Nick Rabkin eased us in with some basic graphs demonstrating facts we sort of already know – that those who repot having had classes in art are far more likely to report they’ve also attended arts events across the life of the SPPA, and then that general education is itself a correlated indicator of arts attendance (more education = more attendance).

Then things got interesting. Rabkin analyzed the number of art forms respondents indicated they had studied, both as a child and as an adult, and found that an increase not only in any arts education, but of a diverse arts education yielded higher average rates of arts attendance in respondents – and that the effect was even more evident with art forms studied as an adult. To pause here for a second, this seems to go against the current prevailing mutterings from some circles that the current adult generation may be simply lost to arts apathy, and that the focus should instead completely divert to children. Here’s the graph (taken from their presentation):

F1. Arts Attendance Rate Predictions Based on Amount of Arts Attendance

Taking, then, the fact that arts education is indeed quite important, Rabkin and Hedberg began an analysis of what has happened to arts education over the course of the SPPA, and indeed, over the last century.

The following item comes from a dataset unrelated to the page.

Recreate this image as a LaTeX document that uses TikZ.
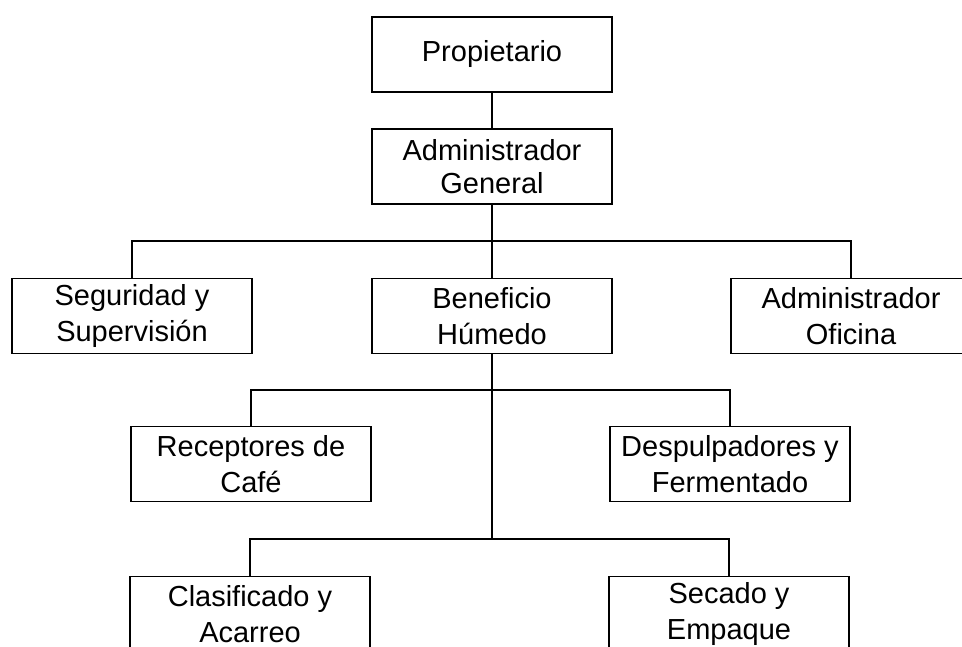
\documentclass[tikz,border=0pt]{standalone}
\usepackage{fontspec}
\setmainfont{Liberation Sans}
\usetikzlibrary{positioning}

\begin{document}
\begin{tikzpicture}[
    x=0.02cm, y=-0.02cm,
    unit/.style={draw, line width=1.1pt, align=center, minimum width=4.8cm, minimum height=1.5cm, inner sep=0pt, font=\fontsize{16.5}{20.5}\selectfont},
    link/.style={line width=0.9pt}
]
\useasboundingbox (0,0) rectangle (962,646);
\clip (0,0) rectangle (962,646);
\node[unit] (prop) at (492,54.5) {Propietario};
\node[unit, font=\fontsize{16.5}{18.5}\selectfont] (admgen) at (492,166.5) {Administrador\\General};
\node[unit] (seg) at (132,316) {Seguridad y\\Supervisión};
\node[unit] (benef) at (492,316) {Beneficio\\Húmedo};
\node[unit] (admof) at (851,316) {Administrador\\Oficina};
\node[unit] (recep) at (251,464) {Receptores de\\Café};
\node[unit] (desp) at (730,464) {Despulpadores y\\Fermentado};
\node[unit] (clas) at (250,614) {Clasificado y\\Acarreo};
\node[unit] (sec) at (729,614) {Secado y\\Empaque};
\coordinate (bus1) at (492,241);
\coordinate (bus2) at (492,390);
\coordinate (bus3) at (492,539);
\draw[link] (prop) -- (admgen);
\draw[link] (admgen) -- (bus1);
\draw[link] (bus1) -- (benef);
\draw[link] (seg) |- (bus1) -| (admof);
\draw[link] (benef) -- (bus3);
\draw[link] (recep) |- (bus2) -| (desp);
\draw[link] (clas) |- (bus3) -| (sec);
\end{tikzpicture}
\end{document}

Starting simply, they looked at the percentage of 18-year-olds in each SPPA since 1982 who said they had had arts education as children. The numbers starkly declined from a 1982 high of 64% to a low in 2008 of 49.5%. The pace of decline is increasing precipitously as well. This itself indicates something of an issue, but then Rabkin and Hedberg did something fascinating. They extrapolated the ages of each of the respondents on every SPPA since 1982, and where from there able to figure out the year at which each person turned 18. Using that as an anchor, they laid out the percentage of respondents who experienced arts education as children for every year between 1930 and 2008, with this result:

F2. Percentage of Childhood Arts Education, 1930-2008


What this graph shows is that in 1930, about 20% of children had any arts education. The number steadily rose until 1985, when it was at about 65%. It then began a consistent downward trend, passing through 50% in 2000. Per Rabkin, this downturn was precipitated by:
  • Widespread opposition to taxes associated with arts education, beginning with Prop 13 (right here in California).
  • The emergence of school reform as a high national priority. The report that spurred this reform effort was called “Nation at Risk,” and was published in 1983. It encouraged raising standards and rigorous testing, and included practically no discussion of arts education. Per Rabkin, arts education has been marginalized ever since.

A 15% decline is upsetting, but the problem is actually even more disasterous than on first look. The issue is that that decline is disproportionately affecting non-white populations, and not just a little. Since 1982, arts education for white has essentially stayed constant at about 58% of students. African-Americans and Hispanics, on the other hand, have seen a decline from around 50% of students in 1982 to half (!) that in 2008. The graph is incredibly disheartening:

F3. % of Respondents Reporting Arts Education As Children by Race

I’ve written at length about the terribly disproportionate impact of arts education cuts on non-white populations. Essentially, it is a situation of discrimination by default—schools in less affluent districts (districts where neither the local municipality nor the parents can afford to shoulder the financial burden of providing arts education to their children) suffer more than schools in more affluent districts, and less affluent districts are disproportionately non-white. As I said in an article on this subject last year:

In a country where, according to the U.S. Census Bureau, the 2006 median household income for a whlte family was 158% that of a black family and 135% that of an Hispanic family, the fact that ubiquity of arts education is directly tied to affluence means that it’s de facto tied to race.

Rabkin closed with some thoughts on the relationship between the decline in interest in the arts and the decline in arts education, and cautioned not to draw instant, direct connections between the two – at least not only in one direction. Declining arts education may contribute to declining interest in the arts, but it can also go the other way, becoming what Rabkin called “a bi-directional issue.”

Rabkin also cautioned us to understand that moaning about arts attendance and its ties to arts education isn’t going to get us very far with our legislators. In his term, he expected such arguments to be viewed as “trivial.” Rather, we need to advocate for arts education on its own terms, secure in the knowledge that instituting such reform will likely generate some increase in arts attendance in the years to come.